An Appalachian Ulster Scot’s St. Patrick’s Day reflections

Did you remember to wear something green on St. Patrick’s Day? If not, quite likely you were pinched. Among the mountain youth of the 1970s, St. Patrick’s Day was mostly an excuse for pinching those who forgot to wear green. Teachers would make scissors and green construction paper available so that pupils, who forgot to don the green, could cut out shamrocks and attach them to their clothing.
As a word of caution, I would warn against pinching transplants to the Mountain South, not attired in green, on St. Patrick’s Day. Several years ago, I learned that a female security guard at the East Tennessee History Center, unfamiliar with Appalachian customs, was unaware of the practice. I am glad that I didn’t take advantage of the opportunity to pinch her first. Obviously, pinching those who do not wear green on St. Patrick’s Day, is not as a widespread practice as I would have assumed.
That St. Patrick’s Day is not an important holiday in East Tennessee is not surprising. The Scotch Irish Protestants, who settled the Southern Highlands, were a distinct ethnic group apart from the Roman Catholic Irish. Descendants of Vikings who settled on the outcroppings of Scotland hundreds of years ago, they resettled in Northern Ireland, before making the voyage across the Atlantic Ocean to the New World. Here in the mountains of Southern Appalachia we have remained a unique tribe forged in Ulster.
Mostly isolated from other Roman Catholics throughout much of their history, Coastal Georgia’s Irish have also remained a unique tribe. Living through, observing, and somewhat participating in their St. Patrick’s Day festivities at Savannah was both educational and exciting for me.
Spring itself, of course, comes earlier in Savannah. After a much shorter dormant season than we are accustomed to here in East Tennessee, spring is definitely in the air when St. Patrick’s Day arrives at the oldest city in Georgia.
The festivities, including a major parade, turn automobile traffic into gridlock. The only practical way to move about town for several days is on foot.
The trek from my Reconstruction Era apartment to the souvenir shop, where I worked along the old wharf on River Street in the year 2000, was adventurous in itself as I crisscrossed grass carpeted city squares that had seemingly become a healthy bright green overnight. Water that flowed through decorative public fountains was dyed green and the dome atop city hall was spotlighted in green.
An organization called the Jasper Greens holds an observance at Savannah’s Catholic Cemetery in Savannah around St. Patrick's Day each year. I didn’t attend the event but read about it in the Savannah Morning News.
After I left the East Tennessee History Center on what was a markedly lowkey St. Patrick’s Day, compared to Savannah’s celebratory occasion, I drove east in hope of recapturing the experience at Knoxville's Catholic Cemetery. I was expecting, or at least I had hoped, to find shamrocks and greenery. Instead, I found faded Christmas decorations.
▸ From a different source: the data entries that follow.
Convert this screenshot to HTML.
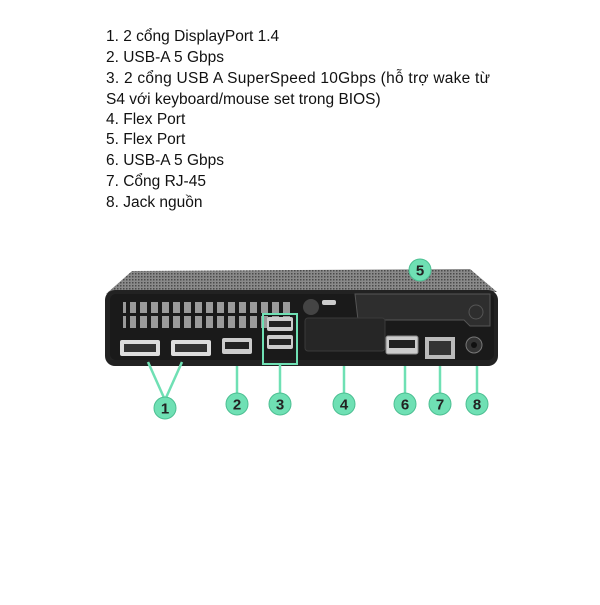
<!DOCTYPE html>
<html><head><meta charset="utf-8"><style>
body{margin:0;background:#fff;width:600px;height:600px;overflow:hidden}
</style></head><body>
<svg width="600" height="600" xmlns="http://www.w3.org/2000/svg">
<defs>
<pattern id="mesh" width="3" height="3" patternUnits="userSpaceOnUse">
<rect width="3" height="3" fill="#8a8a8a"/><rect width="1.5" height="1.5" fill="#4a4a4a"/>
</pattern>
</defs>
<g font-family="Liberation Sans, DejaVu Sans, sans-serif" font-size="15.5" fill="#111" textLength="0">
<text x="106" y="41">1. 2 cổng DisplayPort 1.4</text>
<text x="106" y="62">2. USB-A 5 Gbps</text>
<text x="106" y="83" textLength="384" lengthAdjust="spacing">3. 2 cổng USB A SuperSpeed 10Gbps (hỗ trợ wake từ</text>
<text x="106" y="104">S4 với keyboard/mouse set trong BIOS)</text>
<text x="106" y="124">4. Flex Port</text>
<text x="106" y="144">5. Flex Port</text>
<text x="106" y="165">6. USB-A 5 Gbps</text>
<text x="106" y="186">7. Cổng RJ-45</text>
<text x="106" y="207">8. Jack nguồn</text>
</g>
<path d="M132,271 L470,269 L497,292 L106,294 Z" fill="url(#mesh)"/>
<rect x="105" y="290" width="393" height="76" rx="10" fill="#222"/>
<rect x="110" y="294" width="384" height="66" rx="6" fill="#1a1a1a"/>
<rect x="123" y="302" width="167" height="30" fill="#9a9a9a"/>
<g fill="#1a1a1a">
<rect x="123" y="313" width="167" height="3"/>
<rect x="123" y="328" width="167" height="4"/>
</g>
<g stroke="#1a1a1a" stroke-width="4">
<line x1="128" y1="300" x2="128" y2="332"/><line x1="138" y1="300" x2="138" y2="332"/>
<line x1="149" y1="300" x2="149" y2="332"/><line x1="160" y1="300" x2="160" y2="332"/>
<line x1="171" y1="300" x2="171" y2="332"/><line x1="182" y1="300" x2="182" y2="332"/>
<line x1="193" y1="300" x2="193" y2="332"/><line x1="204" y1="300" x2="204" y2="332"/>
<line x1="215" y1="300" x2="215" y2="332"/><line x1="226" y1="300" x2="226" y2="332"/>
<line x1="237" y1="300" x2="237" y2="332"/><line x1="248" y1="300" x2="248" y2="332"/>
<line x1="259" y1="300" x2="259" y2="332"/><line x1="270" y1="300" x2="270" y2="332"/>
<line x1="281" y1="300" x2="281" y2="332"/>
</g>
<path d="M355,294 L490,294 L490,326 L470,326 L464,320 L358,320 Z" fill="#2e2e2e" stroke="#555"/>
<rect x="305" y="318" width="80" height="33" rx="3" fill="#262626" stroke="#3a3a3a"/>
<circle cx="311" cy="307" r="8" fill="#444"/>
<rect x="322" y="300" width="14" height="5" rx="2" fill="#ccc"/>
<rect x="120" y="340" width="40" height="16" rx="2" fill="#ddd"/><rect x="124" y="344" width="32" height="8" fill="#333"/>
<rect x="171" y="340" width="40" height="16" rx="2" fill="#ddd"/><rect x="175" y="344" width="32" height="8" fill="#333"/>
<rect x="222" y="338" width="30" height="16" rx="2" fill="#ccc"/><rect x="225" y="342" width="24" height="7" fill="#222"/>
<rect x="263" y="314" width="34" height="50" fill="none" stroke="#6fe0b4" stroke-width="2"/>
<rect x="267" y="317" width="26" height="14" rx="2" fill="#ccc"/><rect x="269" y="321" width="22" height="6" fill="#222"/>
<rect x="267" y="335" width="26" height="14" rx="2" fill="#ccc"/><rect x="269" y="339" width="22" height="6" fill="#222"/>
<rect x="386" y="336" width="32" height="18" rx="2" fill="#ccc" stroke="#888"/><rect x="389" y="340" width="26" height="8" fill="#222"/>
<rect x="425" y="337" width="30" height="22" fill="#bbb"/><rect x="429" y="341" width="22" height="14" fill="#333"/>
<circle cx="474" cy="345" r="8" fill="#333" stroke="#777"/><circle cx="474" cy="345" r="3" fill="#111"/>
<circle cx="476" cy="312" r="7" fill="none" stroke="#555"/>
<g stroke="#6fe0b4" stroke-width="2.5">
<line x1="165" y1="400" x2="148" y2="362"/><line x1="165" y1="400" x2="182" y2="362"/>
<line x1="237" y1="394" x2="237" y2="366"/>
<line x1="280" y1="394" x2="280" y2="364"/>
<line x1="344" y1="394" x2="344" y2="366"/>
<line x1="405" y1="394" x2="405" y2="366"/>
<line x1="440" y1="394" x2="440" y2="366"/>
<line x1="477" y1="394" x2="477" y2="366"/>
</g>
<g fill="#6fe0b4" stroke="#4cbf92" stroke-width="1">
<circle cx="165" cy="408" r="11"/><circle cx="237" cy="404" r="11"/><circle cx="280" cy="404" r="11"/>
<circle cx="344" cy="404" r="11"/><circle cx="420" cy="270" r="11"/><circle cx="405" cy="404" r="11"/>
<circle cx="440" cy="404" r="11"/><circle cx="477" cy="404" r="11"/>
</g>
<g font-family="Liberation Sans, sans-serif" font-size="15" font-weight="bold" fill="#222" text-anchor="middle">
<text x="165" y="413.5">1</text><text x="237" y="409.5">2</text><text x="280" y="409.5">3</text>
<text x="344" y="409.5">4</text><text x="420" y="275.5">5</text><text x="405" y="409.5">6</text>
<text x="440" y="409.5">7</text><text x="477" y="409.5">8</text>
</g>
</svg>
</body></html>
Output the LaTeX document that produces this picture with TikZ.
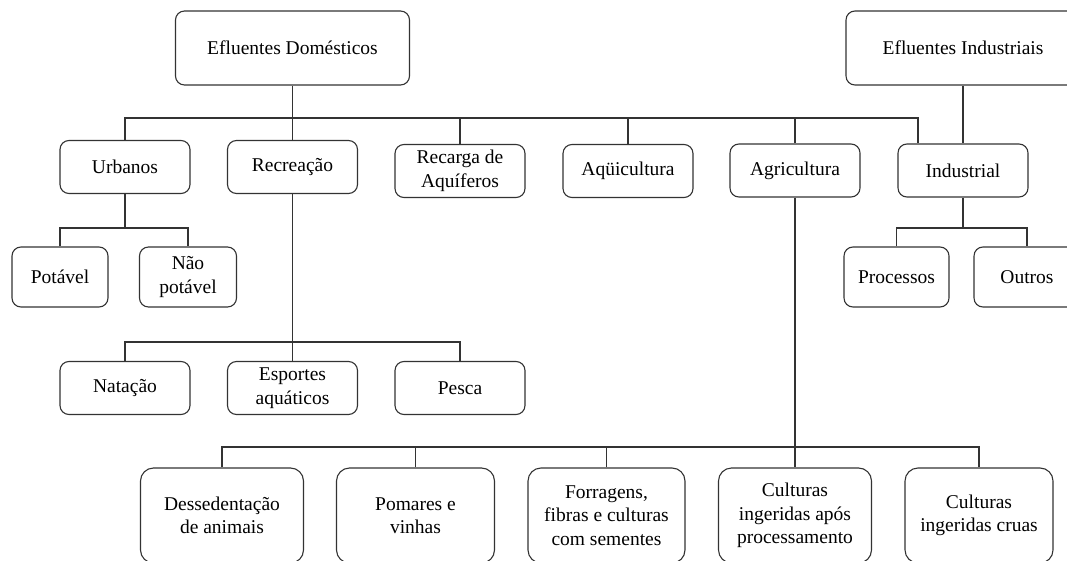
\documentclass[tikz,border=0pt]{standalone}
\usepackage{fontspec}
\setmainfont{Liberation Serif}
\usetikzlibrary{positioning}

\begin{document}
\begin{tikzpicture}[x=1pt, y=-1pt,
    box/.style={rectangle, draw=black!80, line width=1.1pt, rounded corners=9pt, align=center, inner sep=2pt, font=\fontsize{19.5}{23.5}\selectfont},
    topbox/.style={box, minimum width=234pt, minimum height=74pt},
    midbox/.style={box, minimum width=130pt, minimum height=53pt},
    leafbox/.style={box, minimum height=60pt},
    lowbox/.style={box, rounded corners=13pt, minimum height=95pt},
    link/.style={draw=black!80, line width=1.1pt}]
    \path[use as bounding box, clip] (0,0) rectangle (1067,561);

    \node[topbox] (domest) at (292.5,48) {Efluentes Domésticos};
    \node[topbox] (indust) at (963,48) {Efluentes Industriais};

    \node[midbox] (urban) at (125,167) {Urbanos};
    \node[midbox] (recre) at (292.5,167) {Recreação};
    \node[midbox] (recarga) at (460,171) {Recarga de\\Aquíferos};
    \node[midbox] (aqui) at (628,171) {Aqüicultura};
    \node[midbox] (agri) at (795,170.5) {Agricultura};
    \node[midbox] (industr) at (963,170.5) {Industrial};

    \node[leafbox, minimum width=96pt] (potavel) at (60,277) {Potável};
    \node[leafbox, minimum width=97pt] (naopot) at (188,277) {Não\\potável};
    \node[leafbox, minimum width=105pt] (proc) at (896.5,277) {Processos};
    \node[leafbox, minimum width=106pt] (outros) at (1027,277) {Outros};

    \node[midbox] (natacao) at (125,388) {Natação};
    \node[midbox] (esportes) at (292.5,388) {Esportes\\aquáticos};
    \node[midbox] (pesca) at (460,388) {Pesca};

    \node[lowbox, minimum width=163pt] (dessed) at (222,515.5) {Dessedentação\\de animais};
    \node[lowbox, minimum width=158pt] (pomares) at (415.5,515.5) {Pomares e\\vinhas};
    \node[lowbox, minimum width=157pt] (forrag) at (606.5,515.5) {Forragens,\\fibras e culturas\\com sementes};
    \node[lowbox, minimum width=153pt] (cultproc) at (795,515.5) {Culturas\\ingeridas após\\processamento};
    \node[lowbox, minimum width=148pt] (cultcrua) at (979,515.5) {Culturas\\ingeridas cruas};

    \coordinate (busA) at (0,118);
    \coordinate (subA) at (0,228);
    \coordinate (busB) at (0,342);
    \coordinate (busC) at (0,447);

    \draw[link] (domest.south) -- (recre.north);
    \draw[link] (urban.north) |- ([xshift=-45pt]industr.north |- busA) -- ([xshift=-45pt]industr.north);
    \foreach \n in {recarga,aqui,agri}
        \draw[link] (\n.north) -- (\n.north |- busA);
    \draw[link] (indust.south) -- (industr.north);

    \draw[link] (urban.south) -- (urban.south |- subA);
    \draw[link] (potavel.north) |- (naopot.north |- subA) -- (naopot.north);
    \draw[link] (industr.south) -- (industr.south |- subA);
    \draw[link] (proc.north) |- (outros.north |- subA) -- (outros.north);

    \draw[link] (recre.south) -- (esportes.north);
    \draw[link] (natacao.north) |- (pesca.north |- busB) -- (pesca.north);

    \draw[link] (agri.south) -- (cultproc.north);
    \draw[link] (dessed.north) |- (cultcrua.north |- busC) -- (cultcrua.north);
    \foreach \n in {pomares,forrag}
        \draw[link] (\n.north) -- (\n.north |- busC);
\end{tikzpicture}
\end{document}
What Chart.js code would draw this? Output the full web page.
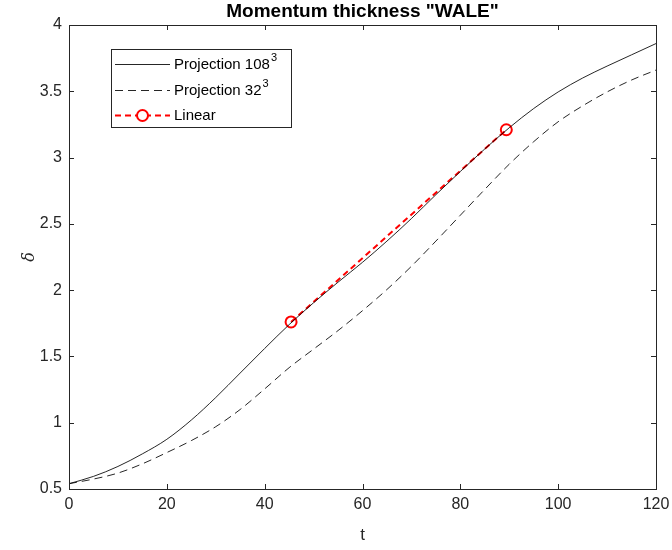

In the mid-nineteenth century, Roman Catholic Irishmen came to East Tennessee to build the railroad. With so many Irish names inscribed in stone, one could easily imagine for a moment that he was in Ireland.
Adjacent to the Potter’s Field and the Confederate Cemetery, the Catholic Cemetery on Martin Luther King Avenue (formerly East Vine Avenue) was established in 1869 at what was then some distance from town. Most likely, the rear entrance, now closed to traffic on the old road to Rutledge (presently Bethel Avenue), was the original entrance.
Before the Catholic Cemetery was established, Irish Catholics buried their dead in the northwest section of Gray Cemetery (presently Old Gray Cemetery) in a section that continues to be known as Little Ireland. The residential area where the Irish lived east of Crozier Street (presently South Central Street) was once known as Irish Town.
Immaculate Conception Church, East Tennessee’s first Roman Catholic Church, was built in 1855 on the crown of nearby Reservoir Hill overlooking the railway below. The present building was completed in 1886. Confederate Army Chaplain, Father Abraham Ryan, author of The Conquered Banner that became the requiem for the Lost Cause, pastored Immaculate Conception Church in the early years of reconstruction. Father Ryan High School in Nashville is named for him.
Perhaps Ryan inadvertently gave inspiration to the post-war political slogan Rum, Romanism, and Rebellion affixing blame for the American Civil War on the Democratic Party.